For the former Berkeley professor turned recluse, all that changed in just a matter of minutes.
Rush to print: A day after FBI agents captured Kaczynski at his primitive Montana cabin, publisher Gina Centrello of Simon & Schuster's Pocket Books contacted former FBI agent John Douglas and novelist Mark Olshaker in hopes of producing the first "instant" book on the case. According to The Wall Street Journal, the authors worked 21 hours a day to finish "Unabomber: On the Trail of America's Most-Wanted Serial Killer."

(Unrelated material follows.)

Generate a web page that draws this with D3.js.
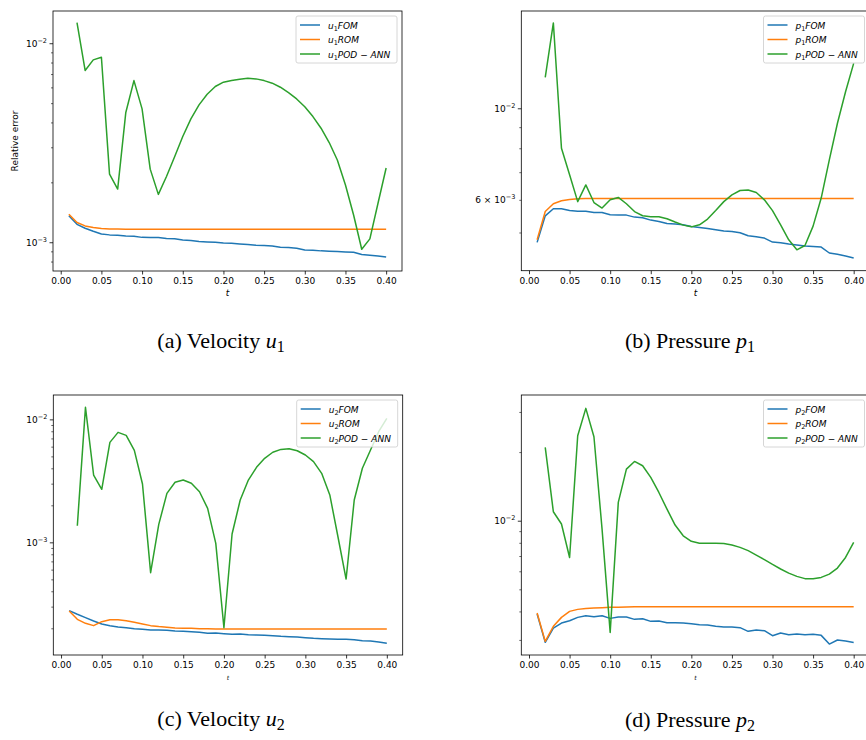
<!DOCTYPE html>
<html>
<head>
<meta charset="utf-8">
<script src="https://cdn.jsdelivr.net/npm/d3@7"></script>
<style>
  body { margin: 0; background: #fff; }
  .tick text { font-family: "DejaVu Sans", sans-serif; font-size: 9px; fill: #000; }
  .caption { font-family: "Liberation Serif", serif; font-size: 22px; }
  .leg text { font-family: "DejaVu Sans", sans-serif; font-size: 9px; font-style: italic; }
</style>
</head>
<body>
<div class="chart"></div>
<script>
// time steps
var t = [0.01, 0.02, 0.03, 0.04, 0.05, 0.06, 0.07, 0.08, 0.09, 0.10,
         0.11, 0.12, 0.13, 0.14, 0.15, 0.16, 0.17, 0.18, 0.19, 0.20,
         0.21, 0.22, 0.23, 0.24, 0.25, 0.26, 0.27, 0.28, 0.29, 0.30,
         0.31, 0.32, 0.33, 0.34, 0.35, 0.36, 0.37, 0.38, 0.39, 0.40];
var xTicks = [0.00, 0.05, 0.10, 0.15, 0.20, 0.25, 0.30, 0.35, 0.40];

// (a) velocity u1
var u1FOM = [0.00136, 0.00123, 0.001176, 0.001136, 0.001101, 0.001089, 0.001085, 0.001076, 0.001072, 0.001058,
             0.001055, 0.001055, 0.001043, 0.00104, 0.001027, 0.001019, 0.001008, 0.001004, 0.001, 0.000992,
             0.000989, 0.000981, 0.000973, 0.000966, 0.000962, 0.000958, 0.000944, 0.00094, 0.000933, 0.000915,
             0.000912, 0.000905, 0.000901, 0.000898, 0.000894, 0.000891, 0.000867, 0.00086, 0.000854, 0.000844];
var u1ROM = [0.001382, 0.001256, 0.001208, 0.001185, 0.001171, 0.001166, 0.001164, 0.001163, 0.001162, 0.001162,
             0.001162, 0.001162, 0.001162, 0.001162, 0.001162, 0.001162, 0.001162, 0.001162, 0.001162, 0.001162,
             0.001162, 0.001162, 0.001162, 0.001162, 0.001162, 0.001162, 0.001162, 0.001162, 0.001162, 0.001162,
             0.001162, 0.001162, 0.001162, 0.001162, 0.001162, 0.001162, 0.001162, 0.001162, 0.001162, 0.001162];
var u1ANN = [null, 0.0127, 0.0073, 0.00825, 0.0085, 0.0022, 0.00185, 0.00449, 0.00649, 0.00468,
             0.00233, 0.00174, 0.00214, 0.00269, 0.0034, 0.00417, 0.0049, 0.00554, 0.00606, 0.00637,
             0.0065, 0.0066, 0.00667, 0.00662, 0.00649, 0.0063, 0.00601, 0.00565, 0.00525, 0.0048,
             0.00428, 0.00374, 0.00317, 0.00259, 0.00194, 0.00137, 0.000922, 0.00104, 0.00157, 0.00236];

// (b) pressure p1
var p1FOM = [0.004732, 0.005487, 0.005707, 0.005707, 0.005654, 0.005633, 0.005633, 0.005592, 0.005592, 0.005519,
             0.005509, 0.005509, 0.005448, 0.005428, 0.005358, 0.005318, 0.00526, 0.00524, 0.00522, 0.005172,
             0.005144, 0.005115, 0.005077, 0.005039, 0.00503, 0.004993, 0.00491, 0.004883, 0.004847, 0.00474,
             0.004722, 0.004688, 0.004661, 0.004635, 0.004627, 0.00461, 0.004459, 0.004426, 0.004385, 0.004337];
var p1ROM = [0.004802, 0.005623, 0.005868, 0.005967, 0.006013, 0.006035, 0.006046, 0.006046, 0.006046, 0.006046,
             0.006046, 0.006046, 0.006046, 0.006046, 0.006046, 0.006046, 0.006046, 0.006046, 0.006046, 0.006046,
             0.006046, 0.006046, 0.006046, 0.006046, 0.006046, 0.006046, 0.006046, 0.006046, 0.006046, 0.006046,
             0.006046, 0.006046, 0.006046, 0.006046, 0.006046, 0.006046, 0.006046, 0.006046, 0.006046, 0.006046];
var p1ANN = [null, 0.01189, 0.0161, 0.0080, 0.0069, 0.00594, 0.00652, 0.00591, 0.00573, 0.006,
             0.00608, 0.00587, 0.00562, 0.00549, 0.00546, 0.00546, 0.0054, 0.0053, 0.00521, 0.00516,
             0.00522, 0.00539, 0.00565, 0.00594, 0.00617, 0.00632, 0.00634, 0.00625, 0.006, 0.00565,
             0.00522, 0.0048, 0.00454, 0.00465, 0.00518, 0.00606, 0.0075, 0.0092, 0.01097, 0.01285];

// (c) velocity u2
var u2FOM = [0.0002782, 0.00026, 0.000244, 0.0002295, 0.0002168, 0.00021, 0.000205, 0.0002024, 0.0001987, 0.0001962,
             0.0001938, 0.0001938, 0.0001926, 0.0001902, 0.000189, 0.0001878, 0.0001855, 0.000182, 0.0001832, 0.0001809,
             0.0001786, 0.0001797, 0.0001775, 0.0001764, 0.0001753, 0.0001742, 0.000172, 0.000171, 0.0001699, 0.0001678,
             0.0001657, 0.0001647, 0.0001637, 0.0001626, 0.0001626, 0.0001616, 0.0001586, 0.0001577, 0.0001548, 0.000151];
var u2ROM = [0.0002765, 0.0002366, 0.0002195, 0.0002102, 0.0002265, 0.0002351, 0.0002351, 0.0002307, 0.0002237, 0.0002168,
             0.0002102, 0.0002064, 0.0002038, 0.0002012, 0.0001999, 0.0001999, 0.0001987, 0.0001987, 0.0001975, 0.0001975,
             0.0001975, 0.0001975, 0.0001975, 0.0001975, 0.0001975, 0.0001975, 0.0001975, 0.0001975, 0.0001975, 0.0001975,
             0.0001975, 0.0001975, 0.0001975, 0.0001975, 0.0001975, 0.0001975, 0.0001975, 0.0001975, 0.0001975, 0.0001975];
var u2ANN = [null, 0.001366, 0.01252, 0.003527, 0.0027, 0.0065, 0.00784, 0.00741, 0.0056, 0.00298,
             0.000567, 0.0014, 0.0025, 0.003077, 0.003213, 0.00302, 0.00258, 0.00189, 0.00098, 0.000202,
             0.00117, 0.00221, 0.00321, 0.00407, 0.00482, 0.0054, 0.0057, 0.00577, 0.00556, 0.00513,
             0.00453, 0.00364, 0.00243, 0.00111, 0.000503, 0.00221, 0.004, 0.00563, 0.00794, 0.01019];

// (d) pressure p2
var p2FOM = [0.003897, 0.002927, 0.003382, 0.003558, 0.003642, 0.003767, 0.003832, 0.003793, 0.003832, 0.003729,
             0.00378, 0.00378, 0.003692, 0.003717, 0.003618, 0.00363, 0.00357, 0.00357, 0.003558, 0.003534,
             0.003499, 0.003487, 0.00344, 0.003417, 0.003417, 0.003395, 0.003271, 0.003316, 0.003293, 0.00313,
             0.003216, 0.003162, 0.003184, 0.003162, 0.003173, 0.003141, 0.002877, 0.002996, 0.002966, 0.002926];
var p2ROM = [0.003936, 0.002957, 0.00344, 0.003767, 0.004002, 0.004084, 0.004125, 0.00414, 0.004154, 0.004168,
             0.004168, 0.004182, 0.004196, 0.004196, 0.004196, 0.004196, 0.004196, 0.004196, 0.004196, 0.004196,
             0.004196, 0.004196, 0.004196, 0.004196, 0.004196, 0.004196, 0.004196, 0.004196, 0.004196, 0.004196,
             0.004196, 0.004196, 0.004196, 0.004196, 0.004196, 0.004196, 0.004196, 0.004196, 0.004196, 0.004196];
var p2ANN = [null, 0.02098, 0.01095, 0.00967, 0.0069, 0.0236, 0.0311, 0.02335, 0.00919, 0.003237,
             0.01203, 0.01684, 0.0182, 0.01742, 0.01549, 0.0133, 0.01125, 0.00957, 0.00859, 0.00812,
             0.00796, 0.00796, 0.00796, 0.00794, 0.00782, 0.00764, 0.00739, 0.00707, 0.00675, 0.00643,
             0.00614, 0.00589, 0.0057, 0.00557, 0.00557, 0.00564, 0.00583, 0.0062, 0.0069, 0.00804];

// labelled y ticks per panel
var yLabelsA = [1e-2, 1e-3];
var yLabelsB = [1e-2, 6e-3];
var yLabelsC = [1e-2, 1e-3];
var yLabelsD = [1e-2];

var seriesNames = ['FOM', 'ROM', 'POD \u2212 ANN'];
var colors = ['#1f77b4', '#ff7f0e', '#2ca02c'];

//************************************************************
// Panel layout (pixel box of each axes and its log y range)
//************************************************************
var panels = [
    { left: 53, right: 402, top: 11, bottom: 271, ymin: 7.17e-4, ymax: 0.01452,
      sym: 'u', sub: '1', series: [u1FOM, u1ROM, u1ANN], ylab: yLabelsA,
      caption: 'Velocity', tag: '(a)', cx: 221, cy: 348, tsize: 9, ylabel: 'Relative error' },
    { left: 521.3, right: 869.5, top: 11, bottom: 270.7, ymin: 4.04e-3, ymax: 0.01721,
      sym: 'p', sub: '1', series: [p1FOM, p1ROM, p1ANN], ylab: yLabelsB,
      caption: 'Pressure', tag: '(b)', cx: 690, cy: 348, tsize: 9 },
    { left: 53.3, right: 402.7, top: 395, bottom: 655, ymin: 1.213e-4, ymax: 0.01578,
      sym: 'u', sub: '2', series: [u2FOM, u2ROM, u2ANN], ylab: yLabelsC,
      caption: 'Velocity', tag: '(c)', cx: 221, cy: 726, tsize: 6 },
    { left: 521.3, right: 869.5, top: 395, bottom: 655, ymin: 2.576e-3, ymax: 0.0356,
      sym: 'p', sub: '2', series: [p2FOM, p2ROM, p2ANN], ylab: yLabelsD,
      caption: 'Pressure', tag: '(d)', cx: 690, cy: 727, tsize: 6 }
];

var svg = d3.select(".chart").append("svg")
    .attr("width", 866)
    .attr("height", 740)
    .style("display", "block");

function sciParts(v) {
    var e = Math.floor(Math.log10(v) + 1e-9);
    var m = Math.round(v / Math.pow(10, e));
    return { m: m, e: e };
}

panels.forEach(function (p) {
    var x = d3.scaleLinear().domain([-0.0095, 0.4195]).range([p.left, p.right]);
    var y = d3.scaleLog().domain([p.ymin, p.ymax]).range([p.bottom, p.top]);

    var g = svg.append("g");

    // minor + major y ticks
    var minor = [], major = [];
    var e0 = Math.floor(Math.log10(p.ymin)), e1 = Math.ceil(Math.log10(p.ymax));
    for (var e = e0; e <= e1; e++) {
        for (var k = 1; k < 10; k++) {
            var v = k * Math.pow(10, e);
            if (v < p.ymin || v > p.ymax) continue;
            if (k === 1) major.push(v); else minor.push(v);
        }
    }

    g.append("g")
        .attr("transform", "translate(" + p.left + ",0)")
        .call(d3.axisLeft(y).tickValues(minor).tickSize(2).tickFormat(""))
        .call(function (a) { a.select(".domain").remove(); a.selectAll("line").attr("stroke-width", 0.6); });

    g.append("g")
        .attr("transform", "translate(" + p.left + ",0)")
        .call(d3.axisLeft(y).tickValues(major).tickSize(3.5).tickFormat(""))
        .call(function (a) { a.select(".domain").remove(); a.selectAll("line").attr("stroke-width", 0.8); });

    // y labels with superscripts
    p.ylab.forEach(function (v) {
        var s = sciParts(v);
        var txt = g.append("text")
            .attr("x", p.left - 6)
            .attr("y", y(v) + 3.5)
            .attr("text-anchor", "end")
            .style("font-family", "DejaVu Sans, sans-serif")
            .style("font-size", "9px");
        txt.append("tspan").text((s.m === 1 ? "" : s.m + " \u00d7 ") + "10");
        txt.append("tspan").attr("dy", -4).style("font-size", "6.5px").text("\u2212" + (-s.e));
    });

    // x axis
    g.append("g")
        .attr("transform", "translate(0," + p.bottom + ")")
        .call(d3.axisBottom(x).tickValues(xTicks).tickSize(3.5).tickPadding(3).tickFormat(d3.format(".2f")))
        .call(function (a) { a.select(".domain").remove(); a.selectAll("line").attr("stroke-width", 0.8); });

    g.append("text")
        .attr("x", (p.left + p.right) / 2)
        .attr("y", p.bottom + 25)
        .attr("text-anchor", "middle")
        .style("font-family", "DejaVu Sans, sans-serif")
        .style("font-style", "italic")
        .style("font-size", p.tsize + "px")
        .text("t");

    if (p.ylabel) {
        g.append("text")
            .attr("transform", "translate(18," + ((p.top + p.bottom) / 2) + ") rotate(-90)")
            .attr("text-anchor", "middle")
            .style("font-family", "DejaVu Sans, sans-serif")
            .style("font-size", "9px")
            .text(p.ylabel);
    }

    // lines
    var line = d3.line()
        .defined(function (d) { return d != null; })
        .x(function (d, i) { return x(t[i]); })
        .y(function (d) { return y(d); });

    g.selectAll(".line")
        .data(p.series)
        .enter()
        .append("path")
        .attr("fill", "none")
        .attr("stroke", function (d, i) { return colors[i]; })
        .attr("stroke-width", 1.5)
        .attr("stroke-linejoin", "round")
        .attr("d", line);

    // frame
    g.append("rect")
        .attr("x", p.left).attr("y", p.top)
        .attr("width", p.right - p.left).attr("height", p.bottom - p.top)
        .attr("fill", "none").attr("stroke", "#000").attr("stroke-width", 0.8);

    // legend
    var lw = 101, lh = 47;
    var lx = p.right - 5 - lw, ly = p.top + 5;
    var leg = g.append("g").attr("class", "leg");
    leg.append("rect")
        .attr("x", lx).attr("y", ly).attr("width", lw).attr("height", lh)
        .attr("rx", 2).attr("fill", "#fff").attr("fill-opacity", 0.8)
        .attr("stroke", "#cccccc").attr("stroke-width", 0.8);
    seriesNames.forEach(function (name, i) {
        var ry = ly + 9 + i * 14.5;
        leg.append("line")
            .attr("x1", lx + 4).attr("x2", lx + 24)
            .attr("y1", ry).attr("y2", ry)
            .attr("stroke", colors[i]).attr("stroke-width", 1.5);
        var tx = leg.append("text").attr("x", lx + 32).attr("y", ry + 3.5);
        tx.append("tspan").text(p.sym);
        tx.append("tspan").attr("dy", 2).style("font-size", "6.5px").style("font-style", "normal").text(p.sub);
        tx.append("tspan").attr("dy", -2).text(name);
    });

    // caption
    var cap = svg.append("text")
        .attr("class", "caption")
        .attr("x", p.cx).attr("y", p.cy)
        .attr("text-anchor", "middle");
    cap.append("tspan").text(p.tag + " " + p.caption + " ");
    cap.append("tspan").style("font-style", "italic").text(p.sym);
    cap.append("tspan").attr("dy", 4).style("font-size", "16px").text(p.sub);
});
</script>
</body>
</html>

Marketing madness: Within hours of Kaczynski's arrest, Darlington's Montana Marketing Inc. began cranking out shirts emblazened with slogans linking the state to the Unabom case and standoff of the anti-government Freemen: "Montana — Where You're Wanted," "Naturally Indicting," "At Least Our Cows Are Sane."
"We're thinking about Unabomber sunglasses, with the little logo up in one corner of the lens, and maybe Unabomber pens and pencils shaped like little pipe bombs," the company's owner, Ron Darlington, told The Associated Press.
T-shirt trophies: FBI agents reportedly bought 70 Unabomber T-shirts at $20 a piece for a celebration party after Kaczynski's arrest.
A race against Time: A staff of 12 reporters and editors from Time magazine put together "Mad Genius: The Odyssey, Pursuit and Capture of the Unabomber Suspect" in just 11 days.
Designs: T-shirt and hat designs included a Unabomber drawing on a postage stamp that bore a cancellation mark from Lincoln, Mont., an old typewriter's rendition of the word "Unabomber" and the simple phrase "Home of the Unabomber."
Tasty tribute: Mom's Cafe on Highway 200 in Lincoln added the "Unaburger" to its menu.
Souvenirs: Wayne Cashman, owner of the Seven-Up Ranch Supper Club, in Lincoln, sold T-shirts with the Unabomber sketch and a legend declaring the restaurant "FBI HQ (headquarters) for Unabomber bust." The restaurant gift shop also sold commemorative hooded sweatshirts for $50 each.
Giving credit: In June 1996, Berkeley book publisher Kristan Lawson announced he was ready to send Kaczynski a $1,207.40 royalty check for the Unabomber manifesto, "Industrial Society and Its Future." The check amounted to about a dime for each of the 12,000 copies of the manifesto's paperback version sold by Lawson's Jolly Roger Press, the San Jose Mercury News reported.
Also in 1996, People magazine named Kaczynski one of the year's 25 Most Intriguing People.
Survivor's story: On Sept. 1, 1997, computer scientist David Gelernter, who survived a blast in his Yale University office in 1993, became the first Unabomber victim to publish a book on the subject with the release of "Drawing Life: Surviving the Unabomber."